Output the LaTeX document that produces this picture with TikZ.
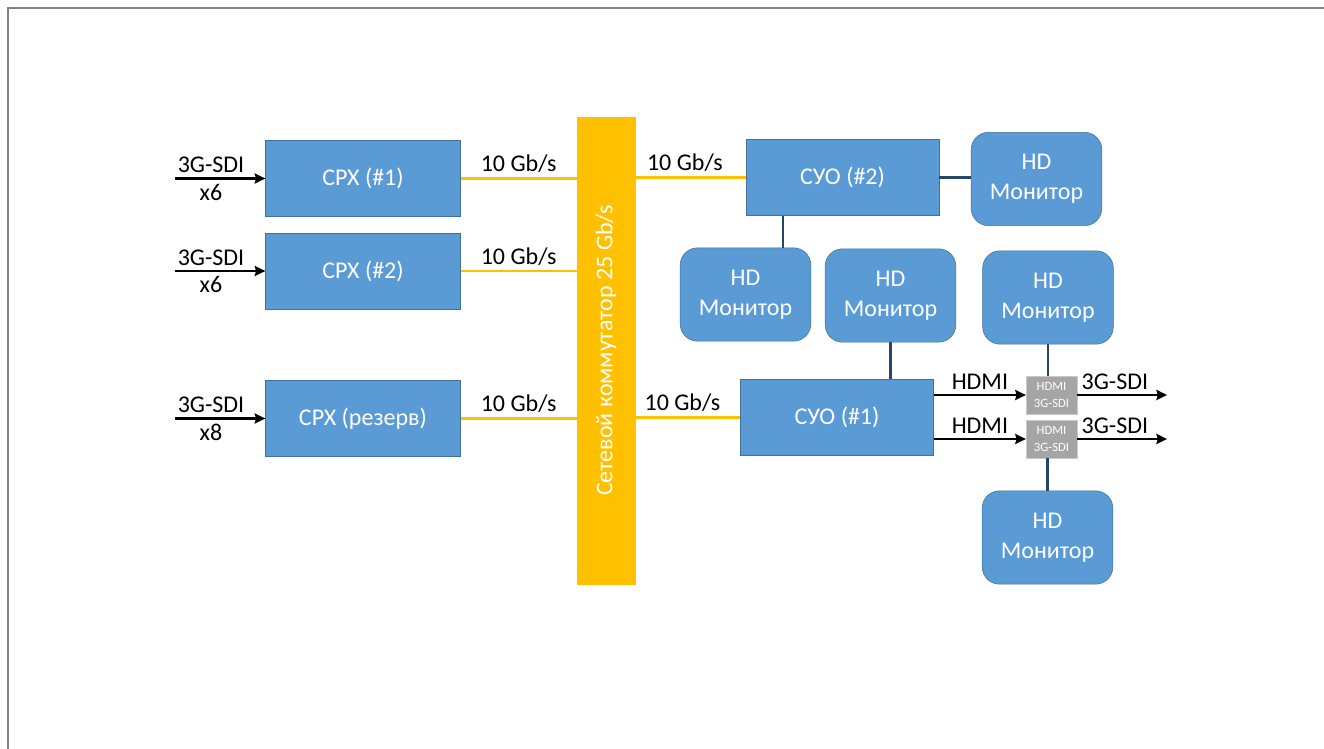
\documentclass[tikz,border=0pt]{standalone}
\usepackage{fontspec}
\setmainfont{Carlito}
\usepackage{xcolor}
\usepackage{tikz}
\usetikzlibrary{arrows.meta}
\definecolor{boxblue}{HTML}{5B9BD5}
\definecolor{boxline}{HTML}{41719C}
\definecolor{swyellow}{HTML}{FFC000}
\definecolor{linkblue}{HTML}{25476A}
\definecolor{convgray}{HTML}{A5A5A5}
\definecolor{framegray}{HTML}{808080}

\begin{document}
\begin{tikzpicture}[x=0.75pt, y=-0.75pt, >={Stealth[length=8pt,width=7.5pt,inset=1pt]},
  unit/.style={draw=boxline, fill=boxblue, text=white, align=center, inner sep=0pt,
    font=\fontsize{18}{22.5}\selectfont},
  srx/.style={unit, minimum width=146pt, minimum height=57pt},
  suo/.style={unit, minimum width=145pt, minimum height=57pt},
  mon/.style={unit, rounded corners=13pt, minimum width=98pt, minimum height=70pt},
  conv/.style={draw=convgray!60!white, fill=convgray, text=white, align=center, inner sep=0pt,
    minimum width=38pt, minimum height=28.5pt, font=\fontsize{9.5}{13}\selectfont},
  gbit/.style={swyellow, line width=2.2pt},
  wire/.style={linkblue, line width=2.2pt},
  sig/.style={->, black, line width=2pt},
  lbl/.style={black, font=\fontsize{18}{22}\selectfont}]
  \useasboundingbox (0,0) rectangle (1324,749);
  \draw[framegray, line width=1.5pt] (8.3,749) -- (8.3,8.3) -- (1324,8.3);

  \node[srx] (srx1) at (363,178.5) {СРХ (\#1)};
  \node[srx] (srx2) at (363,271) {СРХ (\#2)};
  \node[srx] (srx3) at (363,418.5) {СРХ (резерв)};
  \node[draw=swyellow, fill=swyellow, minimum width=43.5pt, minimum height=350pt, inner sep=0pt]
    (sw) at (606,350.5) {};
  \node[text=white, rotate=90, font=\fontsize{18}{22}\selectfont] at (sw.center) {Сетевой коммутатор 25 Gb/s};
  \node[suo] (suo2) at (842.5,177.5) {СУО (\#2)};
  \node[suo] (suo1) at (837,417.5) {СУО (\#1)};
  \node[mon] (mon0) at (1036.5,179) {HD\\Монитор};
  \node[mon] (mon1) at (745.5,294.5) {HD\\Монитор};
  \node[mon] (mon2) at (890.5,295.5) {HD\\Монитор};
  \node[mon] (mon3) at (1048,297.5) {HD\\Монитор};
  \node[mon] (mon4) at (1047.5,537.5) {HD\\Монитор};
  \node[conv] (conv1) at (1051.5,395) {HDMI\\3G-SDI};
  \node[conv] (conv2) at (1051.5,439) {HDMI\\3G-SDI};

  \draw[sig] ([xshift=-68pt]srx1.west) -- node[lbl, pos=0.4, above]{3G-SDI} node[lbl, pos=0.4, below]{x6} (srx1.west);
  \draw[sig] ([xshift=-68pt]srx2.west) -- node[lbl, pos=0.4, above]{3G-SDI} node[lbl, pos=0.4, below]{x6} (srx2.west);
  \draw[sig] ([xshift=-68pt]srx3.west) -- node[lbl, pos=0.4, above]{3G-SDI} node[lbl, pos=0.4, below]{x8} (srx3.west);

  \draw[gbit] (srx1.east) -- node[lbl, above]{10 Gb/s} (srx1.east -| sw.west);
  \draw[gbit] (srx2.east) -- node[lbl, above]{10 Gb/s} (srx2.east -| sw.west);
  \draw[gbit] (srx3.east) -- node[lbl, above]{10 Gb/s} (srx3.east -| sw.west);
  \draw[gbit] (sw.east |- suo2.west) -- node[lbl, above, pos=0.45]{10 Gb/s} (suo2.west);
  \draw[gbit] (sw.east |- suo1.west) -- node[lbl, above, pos=0.45]{10 Gb/s} (suo1.west);

  \draw[wire] (suo2.east) -- (suo2.east -| mon0.west);
  \draw[wire] (783,0 |- suo2.south) -- (783,0 |- mon1.north);
  \draw[wire] (mon2.south) -- (mon2.south |- suo1.north);
  \draw[wire] (mon3.south) -- (mon3.south |- conv1.north);
  \draw[wire] (mon4.north) -- (mon4.north |- conv2.south);

  \draw[sig] (suo1.east |- conv1.west) -- node[lbl, above]{HDMI} (conv1.west);
  \draw[sig] (suo1.east |- conv2.west) -- node[lbl, above]{HDMI} (conv2.west);
  \draw[sig] (conv1.east) -- node[lbl, above, pos=0.42]{3G-SDI} ([xshift=67.5pt]conv1.east);
  \draw[sig] (conv2.east) -- node[lbl, above, pos=0.42]{3G-SDI} ([xshift=67.5pt]conv2.east);
\end{tikzpicture}
\end{document}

DESCRIPTION OF THE TASK: Exclude every picture and copy the remaining data exactly.

TASK OUTPUT:
Output the LaTeX document that produces this picture with TikZ.
\documentclass[tikz,border=0pt]{standalone}
\usepackage{fontspec}
\setmainfont{Carlito}
\usepackage{xcolor}
\usepackage{tikz}
\usetikzlibrary{arrows.meta}
\definecolor{boxblue}{HTML}{5B9BD5}
\definecolor{boxline}{HTML}{41719C}
\definecolor{swyellow}{HTML}{FFC000}
\definecolor{linkblue}{HTML}{25476A}
\definecolor{convgray}{HTML}{A5A5A5}
\definecolor{framegray}{HTML}{808080}

\begin{document}
\begin{tikzpicture}[x=0.75pt, y=-0.75pt, >={Stealth[length=8pt,width=7.5pt,inset=1pt]},
  unit/.style={draw=boxline, fill=boxblue, text=white, align=center, inner sep=0pt,
    font=\fontsize{18}{22.5}\selectfont},
  srx/.style={unit, minimum width=146pt, minimum height=57pt},
  suo/.style={unit, minimum width=145pt, minimum height=57pt},
  mon/.style={unit, rounded corners=13pt, minimum width=98pt, minimum height=70pt},
  conv/.style={draw=convgray!60!white, fill=convgray, text=white, align=center, inner sep=0pt,
    minimum width=38pt, minimum height=28.5pt, font=\fontsize{9.5}{13}\selectfont},
  gbit/.style={swyellow, line width=2.2pt},
  wire/.style={linkblue, line width=2.2pt},
  sig/.style={->, black, line width=2pt},
  lbl/.style={black, font=\fontsize{18}{22}\selectfont}]
  \useasboundingbox (0,0) rectangle (1324,749);
  \draw[framegray, line width=1.5pt] (8.3,749) -- (8.3,8.3) -- (1324,8.3);

  \node[srx] (srx1) at (363,178.5) {СРХ (\#1)};
  \node[srx] (srx2) at (363,271) {СРХ (\#2)};
  \node[srx] (srx3) at (363,418.5) {СРХ (резерв)};
  \node[draw=swyellow, fill=swyellow, minimum width=43.5pt, minimum height=350pt, inner sep=0pt]
    (sw) at (606,350.5) {};
  \node[text=white, rotate=90, font=\fontsize{18}{22}\selectfont] at (sw.center) {Сетевой коммутатор 25 Gb/s};
  \node[suo] (suo2) at (842.5,177.5) {СУО (\#2)};
  \node[suo] (suo1) at (837,417.5) {СУО (\#1)};
  \node[mon] (mon0) at (1036.5,179) {HD\\Монитор};
  \node[mon] (mon1) at (745.5,294.5) {HD\\Монитор};
  \node[mon] (mon2) at (890.5,295.5) {HD\\Монитор};
  \node[mon] (mon3) at (1048,297.5) {HD\\Монитор};
  \node[mon] (mon4) at (1047.5,537.5) {HD\\Монитор};
  \node[conv] (conv1) at (1051.5,395) {HDMI\\3G-SDI};
  \node[conv] (conv2) at (1051.5,439) {HDMI\\3G-SDI};

  \draw[sig] ([xshift=-68pt]srx1.west) -- node[lbl, pos=0.4, above]{3G-SDI} node[lbl, pos=0.4, below]{x6} (srx1.west);
  \draw[sig] ([xshift=-68pt]srx2.west) -- node[lbl, pos=0.4, above]{3G-SDI} node[lbl, pos=0.4, below]{x6} (srx2.west);
  \draw[sig] ([xshift=-68pt]srx3.west) -- node[lbl, pos=0.4, above]{3G-SDI} node[lbl, pos=0.4, below]{x8} (srx3.west);

  \draw[gbit] (srx1.east) -- node[lbl, above]{10 Gb/s} (srx1.east -| sw.west);
  \draw[gbit] (srx2.east) -- node[lbl, above]{10 Gb/s} (srx2.east -| sw.west);
  \draw[gbit] (srx3.east) -- node[lbl, above]{10 Gb/s} (srx3.east -| sw.west);
  \draw[gbit] (sw.east |- suo2.west) -- node[lbl, above, pos=0.45]{10 Gb/s} (suo2.west);
  \draw[gbit] (sw.east |- suo1.west) -- node[lbl, above, pos=0.45]{10 Gb/s} (suo1.west);

  \draw[wire] (suo2.east) -- (suo2.east -| mon0.west);
  \draw[wire] (783,0 |- suo2.south) -- (783,0 |- mon1.north);
  \draw[wire] (mon2.south) -- (mon2.south |- suo1.north);
  \draw[wire] (mon3.south) -- (mon3.south |- conv1.north);
  \draw[wire] (mon4.north) -- (mon4.north |- conv2.south);

  \draw[sig] (suo1.east |- conv1.west) -- node[lbl, above]{HDMI} (conv1.west);
  \draw[sig] (suo1.east |- conv2.west) -- node[lbl, above]{HDMI} (conv2.west);
  \draw[sig] (conv1.east) -- node[lbl, above, pos=0.42]{3G-SDI} ([xshift=67.5pt]conv1.east);
  \draw[sig] (conv2.east) -- node[lbl, above, pos=0.42]{3G-SDI} ([xshift=67.5pt]conv2.east);
\end{tikzpicture}
\end{document}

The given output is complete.